Analyse économique
mars 2023
Comment augmenter réellement les salaires ?
La poussée actuelle d’inflation entraine des appels nombreux à augmenter les salaires, afin de préserver le pouvoir d’achat des ménages. Pour que ce pouvoir d’achat augmente, il faut que les salaires progressent au-delà de l’inflation.

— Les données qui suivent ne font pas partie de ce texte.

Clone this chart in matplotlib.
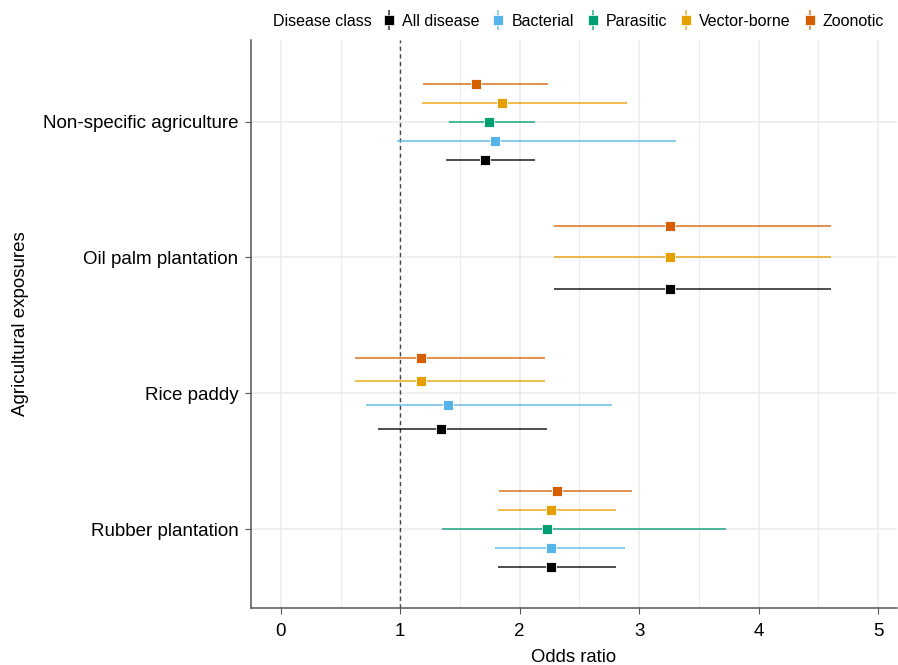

Dans leur jargon, les économistes font souvent l’opposition entre le réel et le nominal. Dans le cas des salaires, le salaire nominal, c’est celui que l’on observe chaque mois sur la fiche de paie, son montant exprimé en euros courants. Mais la perte de pouvoir d’achat de la monnaie liée à l’inflation fait qu’un salaire de 2000 euros aujourd’hui permet d’acheter moins de choses qu’un salaire de 2000 euros il y a dix ans. Autrement dit, si l’on trouvait le moyen d’additionner les choux et les carottes avec les téléviseurs et les soins de santé pour définir une unité de consommation, le nombre d’unités de consommation acheté par ces 2000 euros a diminué sur la période. Le salaire réel, c’est ce salaire nominal exprimé en unités de consommation. Ce salaire réel est en général calculé en divisant le salaire nominal par l’indice des prix et on dit que le salaire réel est de x euros aux prix de l’année de référence.
La croissance moyenne du salaire réel dans l’économie dépend de trois facteurs :
• La croissance réelle de l’économie, elle-même dépendante de la croissance du nombre d’heures travaillées et de la productivité ;
• Le partage de la valeur ajoutée ;
• La manière dont la partie rémunérant le travail est répartie entre le salaire proprement dit et les contributions sociales.
Ces différents facteurs peuvent avoir un impact, mais tendanciellement, c’est la croissance de la productivité qui explique l’essentiel de la croissance réelle des salaires. En effet, le partage de la valeur ajoutée est en général relativement stable. Généralement, car on note certaines divergences, comme aux États-Unis où l’on observe effectivement une baisse progressive de la part travail de la valeur ajoutée depuis une trentaine d’années. Mais si l’on prend un pays comme la France, celle-ci est très stable autour de 62%.
Comme le montre le graphique ci-dessous, sur des données américaines de long terme moyennées sur cinq ans, la croissance des salaires réels reste très corrélée à la croissance
de la productivité.
Croissance moyenne sur cinq ans de la productivité et des salaires
Dans le contexte actuel, on observe une forte progression de l’emploi et donc du nombre d’heures travaillées qui ne s’accompagne pas forcément d’une accélération de la croissance,
au-delà des effets liés à la réouverture Post-Covid.
Autrement dit, la croissance de la productivité post-Covid est décevante, ce qui pourrait limiter la croissance tendancielle des salaires réels sur les prochaines années.